Misstrauen gegenüber Deutschland
Der Wahlkampf der PiS richtet sich jedoch nicht nur gegen die EU, sondern auch gegen Deutschland. Mit anti-deutscher Rhetorik mobilisiere die PiS ihre Stammwählerschaft, Mitte Oktober zur Wahl zu gehen, sagt der Politikwissenschaftler Zaborowski von der Lazarski-Universität in Warschau. Im Rahmen des Referendums am 15. Oktober soll auch folgende Frage gestellt werden soll: "Sind Sie für den Verkauf von Staatsunternehmen?" Der PiS-Vorsitzende Kaczynski behauptet, Deutschland wolle Polen "Tusk aufdrängen, damit er unser öffentliches Vermögen verkauft".
Der Politologe Zaborowski hält diese Strategie für erfolgversprechend. 30 bis 40 Prozent der Polen seien Deutschland gegenüber bis heute "misstrauisch bis feindlich" eingestellt. Mit dem von Kaczynski angestrebten Referendum könne die PiS die polnische Wählerschaft noch stärker in zwei Lager spalten, meint Zaborowski. So werde es am Wahltag nicht mehr nur um "eine einfache Wahl zwischen PiS und Opposition" gehen - sondern um den "allgemeinen Blick" auf die Welt.

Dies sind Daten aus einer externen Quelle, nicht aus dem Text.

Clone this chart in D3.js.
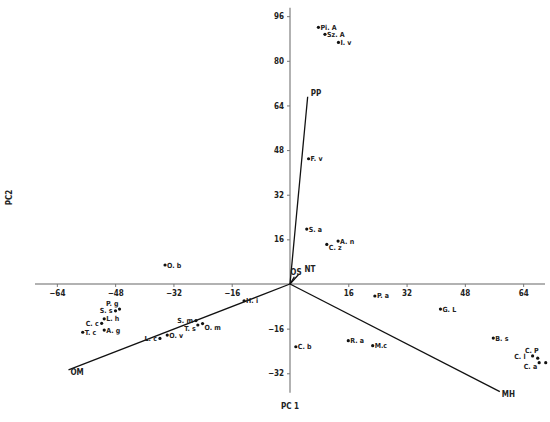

Insgesamt vier Fragen im Referendum
In einer weiteren Frage des Referendums geht es um eine Anhebung des Renteneintrittsalters, das von der PiS auf 60 Jahre für Frauen und 65 Jahre für Männer gesenkt wurde. Die wirtschafts- und EU-freundliche Bürgerplattform, die von 2007 bis 2015 das Land regierte, hatte während ihrer Regierungszeit das Renteneintrittsalter angehoben. Eine vierte Frage will die Regierung noch bekannt geben.